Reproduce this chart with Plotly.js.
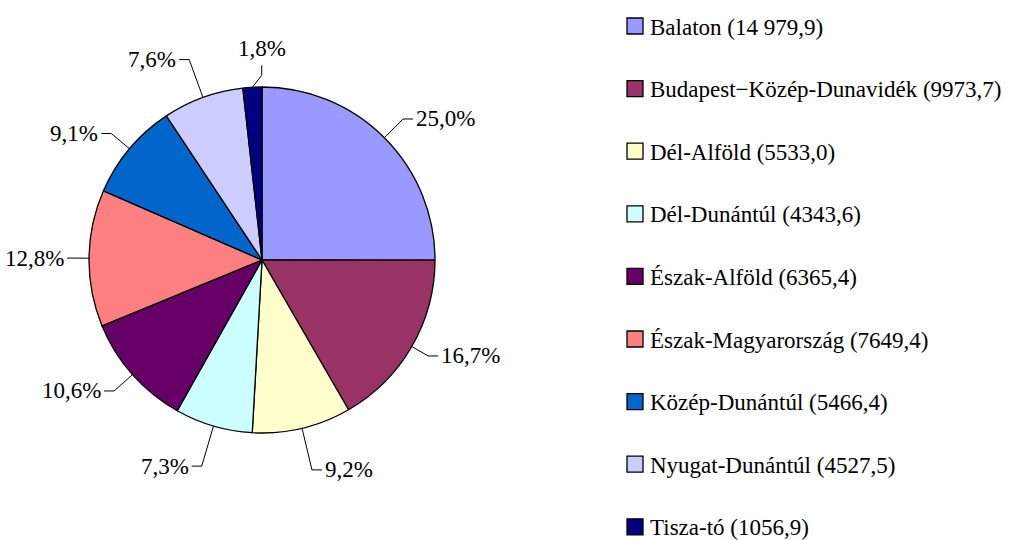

==

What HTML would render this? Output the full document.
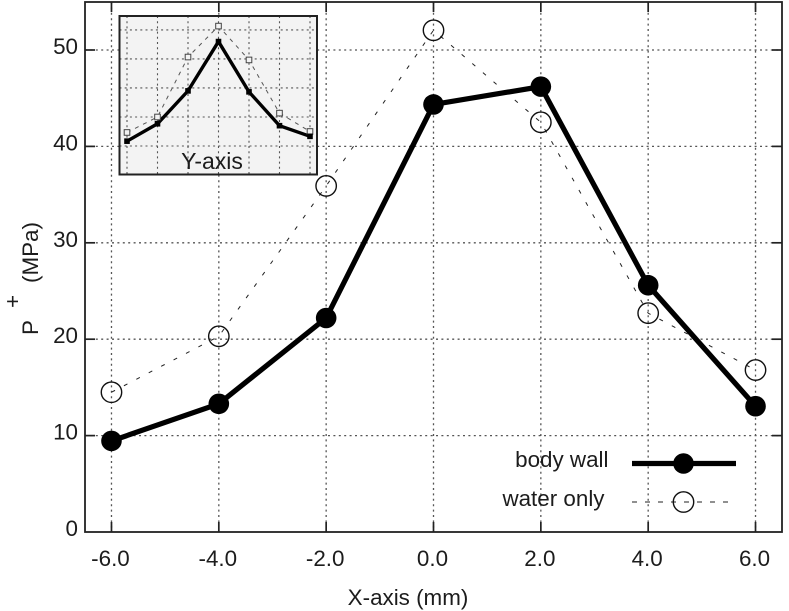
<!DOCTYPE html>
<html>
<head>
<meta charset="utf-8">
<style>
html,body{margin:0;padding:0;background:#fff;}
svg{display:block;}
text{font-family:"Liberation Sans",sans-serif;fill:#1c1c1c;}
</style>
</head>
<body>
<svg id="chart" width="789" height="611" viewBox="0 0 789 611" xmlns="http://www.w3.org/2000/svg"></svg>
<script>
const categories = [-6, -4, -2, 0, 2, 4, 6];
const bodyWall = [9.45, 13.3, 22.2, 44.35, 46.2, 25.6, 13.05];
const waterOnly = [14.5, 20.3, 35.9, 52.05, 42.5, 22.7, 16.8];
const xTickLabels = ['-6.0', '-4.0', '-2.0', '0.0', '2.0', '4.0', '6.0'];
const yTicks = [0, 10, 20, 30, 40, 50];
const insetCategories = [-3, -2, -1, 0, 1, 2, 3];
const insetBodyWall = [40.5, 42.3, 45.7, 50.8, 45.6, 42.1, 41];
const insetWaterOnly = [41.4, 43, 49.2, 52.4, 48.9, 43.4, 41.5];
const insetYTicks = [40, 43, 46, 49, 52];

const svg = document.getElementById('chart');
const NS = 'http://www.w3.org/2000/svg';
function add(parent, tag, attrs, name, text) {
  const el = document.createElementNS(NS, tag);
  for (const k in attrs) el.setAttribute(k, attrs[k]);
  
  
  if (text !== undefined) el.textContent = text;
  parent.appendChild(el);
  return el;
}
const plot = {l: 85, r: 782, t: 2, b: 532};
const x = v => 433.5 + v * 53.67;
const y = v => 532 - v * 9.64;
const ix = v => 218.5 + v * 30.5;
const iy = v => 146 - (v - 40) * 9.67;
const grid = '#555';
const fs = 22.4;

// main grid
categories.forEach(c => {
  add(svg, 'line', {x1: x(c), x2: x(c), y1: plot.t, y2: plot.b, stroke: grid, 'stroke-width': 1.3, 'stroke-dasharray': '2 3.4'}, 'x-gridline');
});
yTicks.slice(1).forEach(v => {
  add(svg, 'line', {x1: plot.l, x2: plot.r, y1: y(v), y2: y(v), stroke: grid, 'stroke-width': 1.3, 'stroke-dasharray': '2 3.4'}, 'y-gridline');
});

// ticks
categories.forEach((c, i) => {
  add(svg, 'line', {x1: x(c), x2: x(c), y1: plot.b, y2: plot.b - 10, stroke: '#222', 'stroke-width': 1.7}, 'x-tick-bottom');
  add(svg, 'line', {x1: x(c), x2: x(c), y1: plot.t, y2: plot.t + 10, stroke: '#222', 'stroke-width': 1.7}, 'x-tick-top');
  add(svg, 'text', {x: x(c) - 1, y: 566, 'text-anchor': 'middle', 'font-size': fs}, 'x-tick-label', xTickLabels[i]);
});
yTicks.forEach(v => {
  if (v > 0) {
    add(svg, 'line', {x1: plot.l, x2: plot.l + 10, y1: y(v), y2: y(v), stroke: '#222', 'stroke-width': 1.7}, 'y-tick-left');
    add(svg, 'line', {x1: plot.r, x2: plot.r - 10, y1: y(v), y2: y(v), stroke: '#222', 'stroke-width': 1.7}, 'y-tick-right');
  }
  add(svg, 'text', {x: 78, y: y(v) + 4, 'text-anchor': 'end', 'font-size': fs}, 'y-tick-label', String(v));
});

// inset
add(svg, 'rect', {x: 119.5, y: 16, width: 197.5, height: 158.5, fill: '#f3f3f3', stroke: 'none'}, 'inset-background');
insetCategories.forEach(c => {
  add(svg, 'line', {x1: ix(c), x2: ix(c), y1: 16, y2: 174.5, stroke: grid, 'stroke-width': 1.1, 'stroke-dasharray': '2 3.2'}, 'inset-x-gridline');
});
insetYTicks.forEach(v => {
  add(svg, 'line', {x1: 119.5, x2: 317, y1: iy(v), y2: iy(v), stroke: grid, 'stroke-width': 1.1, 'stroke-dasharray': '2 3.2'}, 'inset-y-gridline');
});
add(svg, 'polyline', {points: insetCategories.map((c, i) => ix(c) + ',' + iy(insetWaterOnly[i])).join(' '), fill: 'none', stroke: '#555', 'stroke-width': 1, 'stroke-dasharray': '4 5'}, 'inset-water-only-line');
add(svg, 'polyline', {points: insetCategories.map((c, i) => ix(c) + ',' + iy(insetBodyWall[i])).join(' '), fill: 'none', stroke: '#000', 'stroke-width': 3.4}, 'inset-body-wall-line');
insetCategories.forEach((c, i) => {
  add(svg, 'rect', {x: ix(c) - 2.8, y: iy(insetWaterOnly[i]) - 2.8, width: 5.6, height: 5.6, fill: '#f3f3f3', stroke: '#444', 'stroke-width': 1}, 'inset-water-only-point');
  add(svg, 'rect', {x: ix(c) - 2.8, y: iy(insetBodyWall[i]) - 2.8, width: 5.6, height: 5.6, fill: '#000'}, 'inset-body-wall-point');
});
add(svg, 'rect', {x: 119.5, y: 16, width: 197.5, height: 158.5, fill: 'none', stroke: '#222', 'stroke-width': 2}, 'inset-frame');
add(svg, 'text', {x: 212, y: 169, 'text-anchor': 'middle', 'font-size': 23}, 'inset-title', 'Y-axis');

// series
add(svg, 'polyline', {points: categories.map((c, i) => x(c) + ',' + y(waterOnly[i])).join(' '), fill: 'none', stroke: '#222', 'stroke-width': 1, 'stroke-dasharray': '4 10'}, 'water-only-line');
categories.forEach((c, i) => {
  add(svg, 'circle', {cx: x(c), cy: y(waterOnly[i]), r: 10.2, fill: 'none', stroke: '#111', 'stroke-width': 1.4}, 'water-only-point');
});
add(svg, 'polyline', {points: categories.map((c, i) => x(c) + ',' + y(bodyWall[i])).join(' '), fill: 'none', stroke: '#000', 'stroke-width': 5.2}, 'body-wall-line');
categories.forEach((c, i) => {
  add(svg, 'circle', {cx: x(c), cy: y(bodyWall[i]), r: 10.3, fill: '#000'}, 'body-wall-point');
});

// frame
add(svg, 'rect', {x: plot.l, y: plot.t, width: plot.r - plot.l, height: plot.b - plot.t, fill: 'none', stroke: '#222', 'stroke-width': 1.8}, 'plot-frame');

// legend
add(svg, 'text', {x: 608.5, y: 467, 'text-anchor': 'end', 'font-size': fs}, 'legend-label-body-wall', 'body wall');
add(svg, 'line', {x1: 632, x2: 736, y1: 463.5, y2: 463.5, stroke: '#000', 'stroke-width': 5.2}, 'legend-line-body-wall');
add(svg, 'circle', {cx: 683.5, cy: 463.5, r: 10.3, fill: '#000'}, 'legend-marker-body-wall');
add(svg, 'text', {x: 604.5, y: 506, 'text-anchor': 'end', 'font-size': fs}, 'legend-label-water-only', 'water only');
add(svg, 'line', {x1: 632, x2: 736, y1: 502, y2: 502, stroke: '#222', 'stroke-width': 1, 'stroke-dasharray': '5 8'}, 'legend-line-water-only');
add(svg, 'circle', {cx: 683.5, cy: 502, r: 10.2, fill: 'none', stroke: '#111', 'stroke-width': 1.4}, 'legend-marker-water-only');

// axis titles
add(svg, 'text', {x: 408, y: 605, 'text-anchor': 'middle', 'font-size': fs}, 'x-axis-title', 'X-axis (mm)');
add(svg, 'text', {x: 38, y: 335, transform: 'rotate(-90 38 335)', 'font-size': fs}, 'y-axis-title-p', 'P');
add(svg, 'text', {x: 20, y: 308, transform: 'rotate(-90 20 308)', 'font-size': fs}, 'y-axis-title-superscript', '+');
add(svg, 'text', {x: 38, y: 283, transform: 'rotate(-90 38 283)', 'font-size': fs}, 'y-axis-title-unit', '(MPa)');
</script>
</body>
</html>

WHAT IS BEING ASKED:
Reply with nothing but the number of lines that contain the word "chart".

SOLVED EXERCISE:
3